The problem »
Return all lines with the word "React" in them.

Data block »
----------------

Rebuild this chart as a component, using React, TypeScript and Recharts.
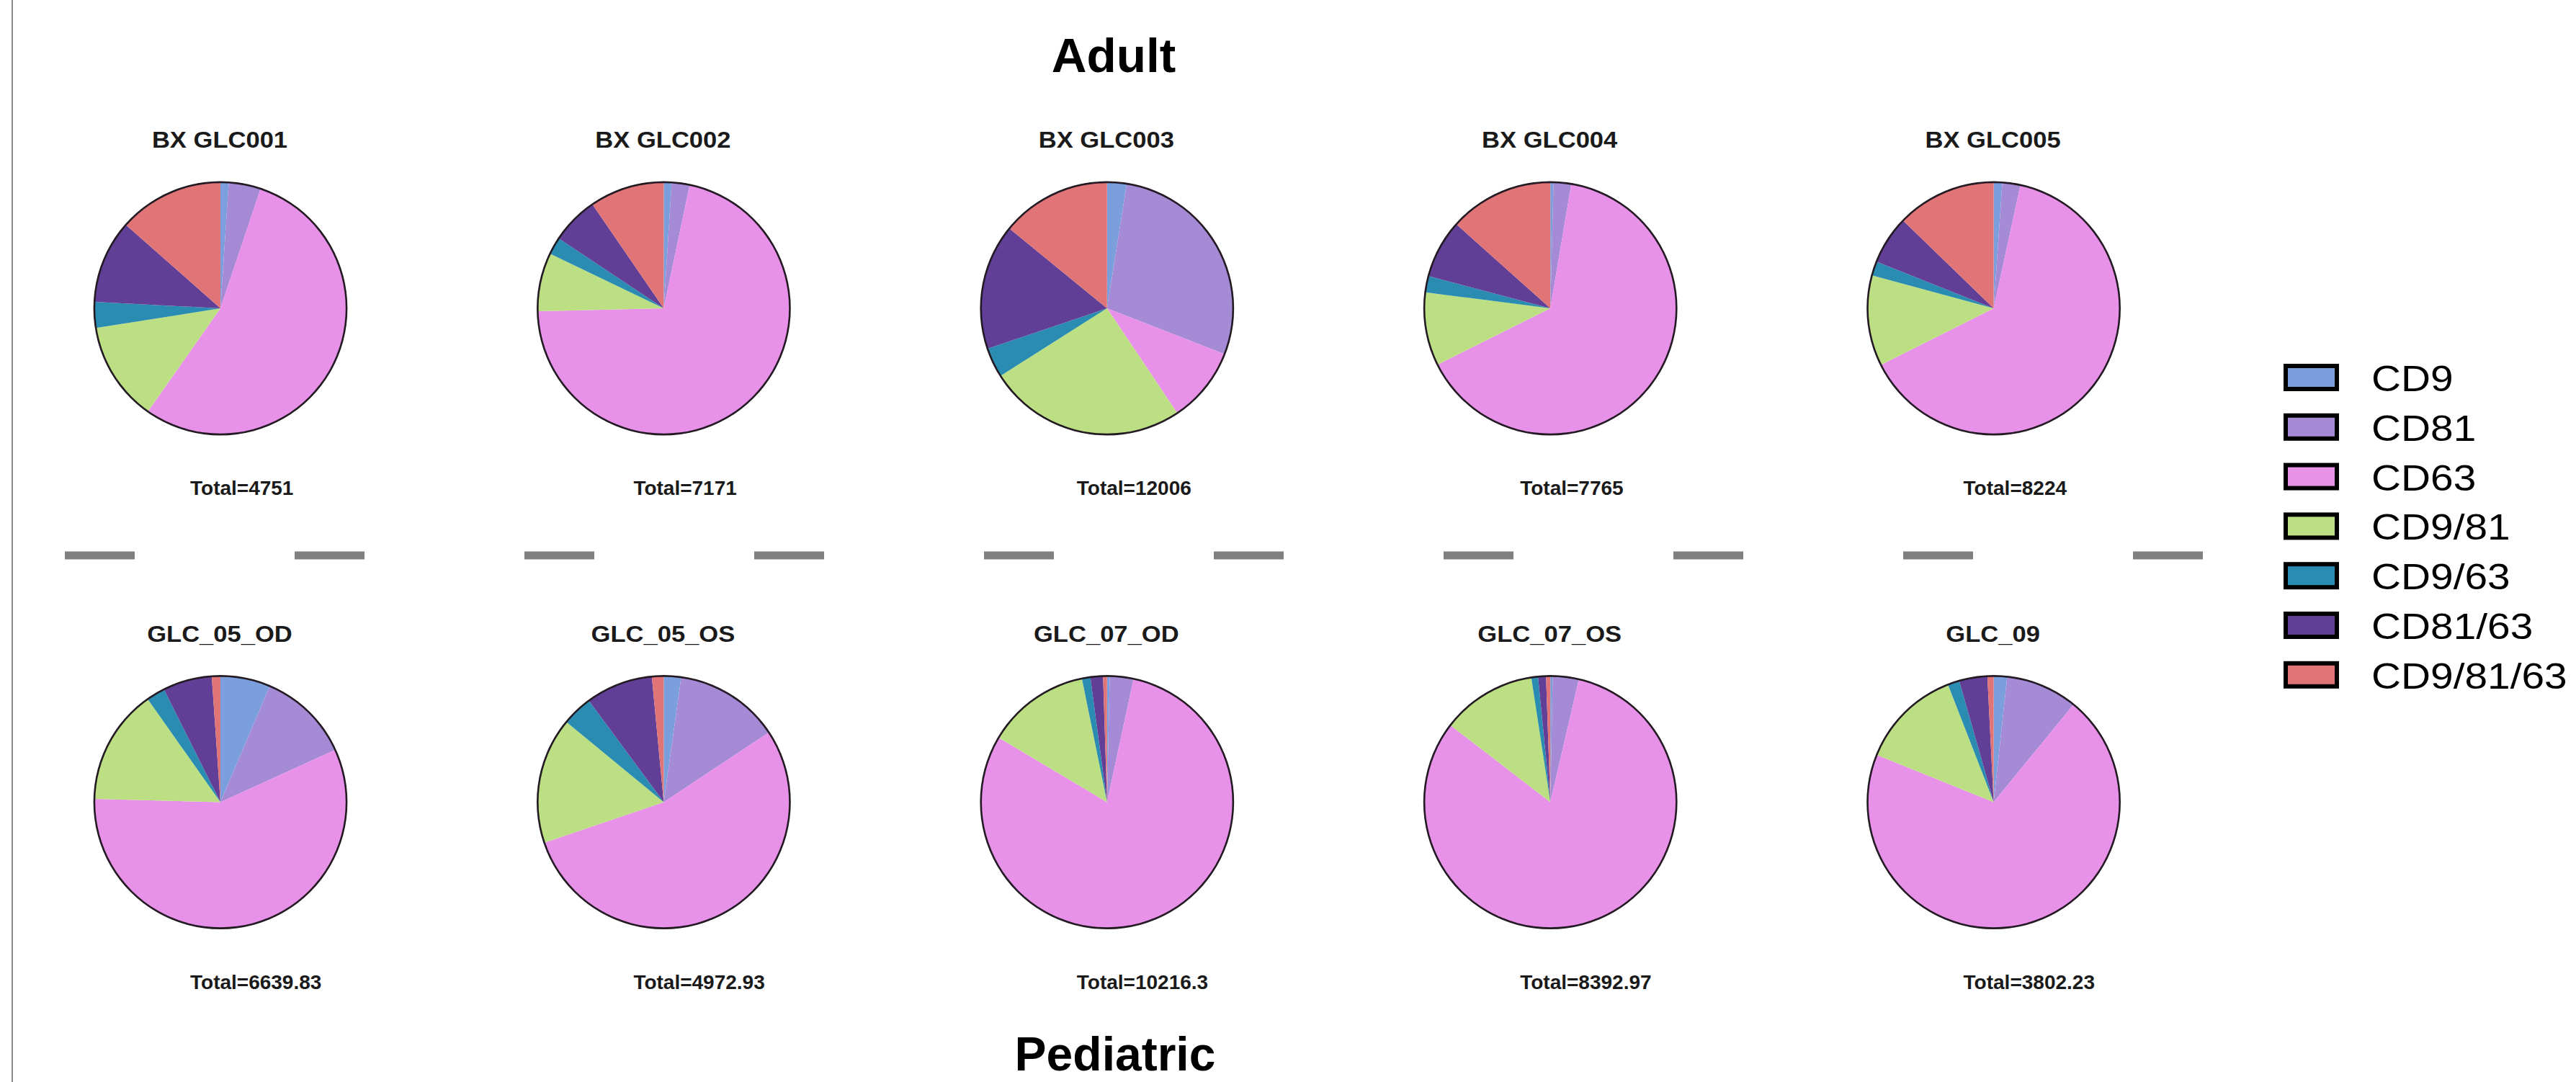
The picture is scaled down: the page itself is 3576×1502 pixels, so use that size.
import React from 'react';
import { PieChart, Pie, Cell } from 'recharts';

const WIDTH = 3576;
const HEIGHT = 1502;

// Marker combinations, in the clockwise order the slices are drawn from 12 o'clock
const CATEGORIES = ['CD9', 'CD81', 'CD63', 'CD9/81', 'CD9/63', 'CD81/63', 'CD9/81/63'];
const COLORS = ['#7b9fdc', '#a58ad5', '#e891e8', '#bbdf82', '#2b8cb1', '#613f97', '#e07476'];

// Adult samples (counts)
const ADULT_NAMES = ['BX GLC001', 'BX GLC002', 'BX GLC003', 'BX GLC004', 'BX GLC005'];
const ADULT_TOTALS = ['4751', '7171', '12006', '7765', '8224'];
const BX_GLC001 = [50, 195, 2594, 606, 157, 508, 641];
const BX_GLC002 = [72, 165, 5115, 538, 158, 437, 686];
const BX_GLC003 = [300, 3410, 1165, 3050, 456, 1933, 1692];
const BX_GLC004 = [31, 175, 5045, 730, 163, 582, 1039];
const BX_GLC005 = [90, 190, 5280, 955, 150, 510, 1049];

// Pediatric samples
const PED_NAMES = ['GLC_05_OD', 'GLC_05_OS', 'GLC_07_OD', 'GLC_07_OS', 'GLC_09'];
const PED_TOTALS = ['6639.83', '4972.93', '10216.3', '8392.97', '3802.23'];
const GLC_05_OD = [425, 784, 3798, 983, 159, 418, 72.83];
const GLC_05_OS = [110, 670, 2690, 805, 195, 428, 74.93];
const GLC_07_OD = [35, 310, 8190, 1355, 110, 165, 51.3];
const GLC_07_OS = [25, 280, 6865, 1020, 72, 85, 45.97];
const GLC_09 = [65, 350, 2669, 494, 57, 137, 30.23];

const ROWS = [
  { names: ADULT_NAMES, totals: ADULT_TOTALS, values: [BX_GLC001, BX_GLC002, BX_GLC003, BX_GLC004, BX_GLC005] },
  { names: PED_NAMES, totals: PED_TOTALS, values: [GLC_05_OD, GLC_05_OS, GLC_07_OD, GLC_07_OS, GLC_09] },
];

// layout
const PIE_X0 = 306;
const PIE_DX = 615.4;
const ROW_CY = [428, 1113.5];
const RADIUS = 175;
const FONT = '"Liberation Sans", Arial, Helvetica, sans-serif';

export default function App() {
  const pies = ROWS.flatMap((row, r) =>
    row.values.map((vals, i) => ({
      key: `${r}-${i}`,
      row: r,
      cx: PIE_X0 + i * PIE_DX,
      cy: ROW_CY[r],
      data: CATEGORIES.map((name, k) => ({ name, value: vals[k] })),
      name: row.names[i],
      total: row.totals[i],
    }))
  );

  return (
    <div
      style={{
        position: 'absolute',
        left: 0,
        top: 0,
        width: WIDTH,
        height: HEIGHT,
        background: '#ffffff',
        overflow: 'hidden',
      }}
    >
      <PieChart width={WIDTH} height={HEIGHT} margin={{ top: 0, right: 0, bottom: 0, left: 0 }}>
        {pies.map((p) => (
          <Pie
            key={`pie-${p.key}`}
            data={p.data}
            dataKey="value"
            nameKey="name"
            cx={p.cx}
            cy={p.cy}
            outerRadius={RADIUS}
            startAngle={90}
            endAngle={-270}
            stroke="none"
            isAnimationActive={false}
          >
            {p.data.map((d, k) => (
              <Cell key={d.name} fill={COLORS[k]} />
            ))}
          </Pie>
        ))}
        {/* thin dark rim around each pie */}
        {pies.map((p) => (
          <Pie
            key={`rim-${p.key}`}
            data={[{ name: 'rim', value: 1 }]}
            dataKey="value"
            cx={p.cx}
            cy={p.cy}
            innerRadius={RADIUS - 1.2}
            outerRadius={RADIUS + 1.4}
            startAngle={90}
            endAngle={-270}
            fill="#231a24"
            stroke="none"
            isAnimationActive={false}
          />
        ))}
      </PieChart>

      <svg
        width={WIDTH}
        height={HEIGHT}
        style={{ position: 'absolute', left: 0, top: 0, pointerEvents: 'none' }}
        fontFamily={FONT}
      >
        {/* left frame line */}
        <line x1={17} y1={0} x2={17} y2={HEIGHT} stroke="#8a8a8a" strokeWidth={2} />

        {/* section headings */}
        <text x={1546} y={100} textAnchor="middle" fontSize={67.5} fontWeight="bold" fill="#000">
          Adult
        </text>
        <text x={1548} y={1486} textAnchor="middle" fontSize={66} fontWeight="bold" fill="#000">
          Pediatric
        </text>

        {/* dashed separator between the two rows */}
        <line
          x1={90}
          y1={771}
          x2={3062}
          y2={771}
          stroke="#808080"
          strokeWidth={11}
          strokeDasharray="97 222"
        />

        {pies.map((p) => {
          const titleY = p.row === 0 ? 205 : 891;
          const totalY = p.row === 0 ? 687 : 1373;
          return (
            <g key={`txt-${p.key}`}>
              <text
                transform={`translate(${p.cx - 1}, ${titleY}) scale(1.08, 1)`}
                textAnchor="middle"
                fontSize={32}
                fontWeight="bold"
                fill="#1a1a1a"
              >
                {p.name}
              </text>
              <text x={p.cx - 42} y={totalY} fontSize={28} fontWeight="bold" fill="#1a1a1a">
                {`Total=${p.total}`}
              </text>
            </g>
          );
        })}

        {/* legend */}
        {CATEGORIES.map((c, i) => {
          const top = 505 + i * 68.8;
          return (
            <g key={`leg-${c}`}>
              <rect x={3173} y={top + 3} width={71} height={32} fill={COLORS[i]} stroke="#000" strokeWidth={6} />
              <text
                transform={`translate(3292, ${top + 38}) scale(1.16, 1)`}
                fontSize={49}
                fill="#000"
              >
                {c}
              </text>
            </g>
          );
        })}
      </svg>
    </div>
  );
}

----------------

Written solution »
Rebuild this chart as a component, using React, TypeScript and Recharts.
import React from 'react';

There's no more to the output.